The DR crews are battling scorching temperatures, soaring humidity and daily downpours of rainfall as they work in the Baptist General Convention of Oklahoma (BGCO) mobile kitchen set up at Baton Rouge, Istruma on the east side of the city.
“The heat index was running around 110 degrees, but we had some powerful exhaust fans that helped keep the kitchen tolerable,” Dean Kiser from Arcadia, First, who is working in the Disaster Operations Center, said Aug. 20. “Somewhere around two inches of rain fell in less than an hour this afternoon.”
In Baton Rouge, more than 19 inches of rain fell in 15 hours. In Watson, La., northeast of Baton Rouge, more than 31 inches of rain fell. The flooding destroyed or damaged at least 60,000 homes in 20 parishes. State officials estimate the damages will exceed $20 billion, making the 500-year flood event one of the worst disasters to strike the United States since Hurricane Sandy in 2012.
Many people have compared the flooding to that caused by Hurricane Katrina, which struck New Orleans on Aug. 29, 2005.
BGCO DR Director Sam Porter said it is comparable, but different.
“This event didn’t have a 21-foot storm surge, or 130 mile-per-hour winds, but the devastation to the number of homes truly is comparable to Hurricane Katrina,” Porter agreed. “On Aug. 22, emergency management officials said 88,000 families had applied for assistance. So, if you have around 65,000 homes destroyed, you have 23,000 other people who probably lived in apartments or condos who need help.”
And, while it still may be days before the water recedes in most areas for the recovery process to begin, some work has begun.
“Family members and friends have already begun to gut out hundreds of homes,” Porter said, “but we’re there for those who have no family and no friends, and who cannot get it done themselves. Our job is to be there for those who cannot help themselves, or, sad to say, have no one else who cares enough to help them. Doing it takes a lot of hard work.”
Porter pointed out that Istruma has 160 member families who have their homes under water.
“And, 80 percent of the people whose homes are flooded didn’t have insurance because their homes had never flooded before,” he said.
Oklahoma’s trained mud-out volunteers are on site, he added, and he was pleased to note that others are responding.
“We have had several churches call who have not participated in DR before wanting to come and be a part. We welcome that. That shows compassion; when people see desperation in a situation, they become willing to step up,” Porter said. “Mud-out/debris removal and flood recovery is something Spontaneous Unsolicited Volunteers (SUVs) can do. We don’t let them run chainsaws or help with cooking because our volunteers have gone through a food-handling course to do that.
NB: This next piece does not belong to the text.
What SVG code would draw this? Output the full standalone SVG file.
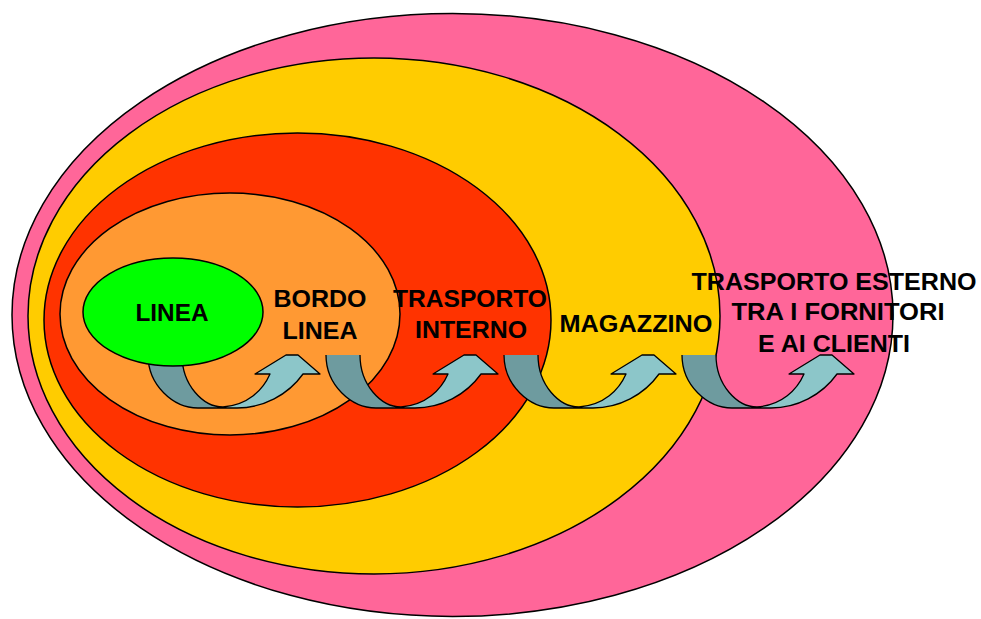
<svg xmlns="http://www.w3.org/2000/svg" xmlns:xlink="http://www.w3.org/1999/xlink" width="981" height="619" viewBox="0 0 981 619">
<style>
.ring{stroke:#000;stroke-width:1.5}
.lbl{font-family:"Liberation Sans",Arial,sans-serif;font-weight:bold;font-size:23px;fill:#000;text-anchor:middle}
.dark{fill:#6E9B9F}
.light{fill:#8CC6C9}
.outl{fill:none;stroke:#000;stroke-width:1.3;stroke-linejoin:round}
</style>
<defs>
<g id="uarrow">
<path class="dark" d="M0,355 C0,385 25,408 50,408 L76,408 L76,407 C55,407 34,385 34,355 Z"/>
<path class="light" d="M75,407 L75,408 L89,408 C115,408 140,395 155,374 L172,374 L150,355 L138,355 L107,374 L122,374 C115,390 100,405 75,407 Z"/>
<path class="outl" d="M0,355 C0,385 25,408 50,408 L89,408 C115,408 140,395 155,374 L172,374 L150,355 L138,355 L107,374 L122,374 C115,390 100,405 75,407 C55,407 34,385 34,355"/>
</g>
</defs>
<rect width="981" height="619" fill="#fff"/>
<g id="esterno"><ellipse class="ring" cx="452.5" cy="315" rx="440.5" ry="301.5" fill="#FF6699"/></g>
<g id="magazzino"><ellipse class="ring" cx="374" cy="316" rx="346" ry="258" fill="#FFCC00"/></g>
<g id="trasporto-interno"><ellipse class="ring" cx="297.5" cy="320" rx="253.5" ry="187" fill="#FF3300"/></g>
<g id="bordo-linea"><ellipse class="ring" cx="230" cy="314" rx="170" ry="121" fill="#FF9933"/></g>
<g id="connectors">
<use xlink:href="#uarrow" x="148"/>
<use xlink:href="#uarrow" x="326"/>
<use xlink:href="#uarrow" x="504"/>
<use xlink:href="#uarrow" x="682"/>
</g>
<g id="linea"><ellipse class="ring" cx="173" cy="312" rx="90" ry="54" fill="#00FF00"/>
<text class="lbl" x="172" y="321" textLength="73" lengthAdjust="spacingAndGlyphs">LINEA</text></g>
<g id="bordo-linea-label">
<text class="lbl" x="320" y="307" textLength="93" lengthAdjust="spacingAndGlyphs">BORDO</text>
<text class="lbl" x="320" y="339" textLength="75" lengthAdjust="spacingAndGlyphs">LINEA</text></g>
<g id="trasporto-interno-label">
<text class="lbl" x="470" y="307" textLength="154" lengthAdjust="spacingAndGlyphs">TRASPORTO</text>
<text class="lbl" x="471" y="338" textLength="112" lengthAdjust="spacingAndGlyphs">INTERNO</text></g>
<g id="magazzino-label">
<text class="lbl" x="636" y="332" textLength="153" lengthAdjust="spacingAndGlyphs">MAGAZZINO</text></g>
<g id="esterno-label">
<text class="lbl" x="834" y="290" textLength="285" lengthAdjust="spacingAndGlyphs">TRASPORTO ESTERNO</text>
<text class="lbl" x="838" y="320" textLength="213" lengthAdjust="spacingAndGlyphs">TRA I FORNITORI</text>
<text class="lbl" x="834" y="352" textLength="152" lengthAdjust="spacingAndGlyphs">E AI CLIENTI</text></g>
</svg>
But, it is something that just about anyone can do without special training.”
Porter said some Baptist Collegiate Ministries have indicated a willingness to send teams to Baton Rouge in late September.
“Also, the Labor Day weekend will be a great opportunity for people to go for a short time, and we will make that happen,” he said.
The task will only become greater, Porter believes.
“Ever since our team arrived, the number of meals they have prepared has increased by 1,000 each day and I believe we will be above 20,000 soon just because more people are getting out and seeing the Red Cross Emergency Response Vehicles (ERV) driving through their area, and the ERV drivers come back empty and report people they weren’t able to give food to,” he said. “We’re supplying about 20 ERVs every day.”
In addition to the number of homes affected, an estimated 60 Southern Baptist churches have been destroyed or damaged, along with the homes of 20 or more pastors—many without flood insurance.
David Hankins, executive director of the Louisiana Baptist Convention, recounted in the Convention’s newsjournal, the Baptist Message, “… we dealt with historic flooding in March across northern and western parts of our state. Volunteers from across Louisiana, as well as our Baptist brethren from a dozen or more state conventions, responded to the need. All told, volunteers spent 80 days assisting victims during the spring floods—and here we go again.”
Twenty-two Louisiana Baptist churches are serving as mobile feeding centers; hosting disaster relief volunteers; serving as shelters for evacuees; responding to mud-out requests for areas where waters have receded; distributing food, water, clothing and other essentials to sustain families displaced by the flooding; providing mobile shower units; and performing training for “walk-up” volunteers.
In addition to Oklahoma, the first wave of Southern Baptist Disaster Relief teams also came from Alabama, Arkansas, Mississippi, Missouri, the Southern Baptists of Texas Convention and Tennessee to come alongside Louisiana Baptists for the immediate crisis and long-term recovery response.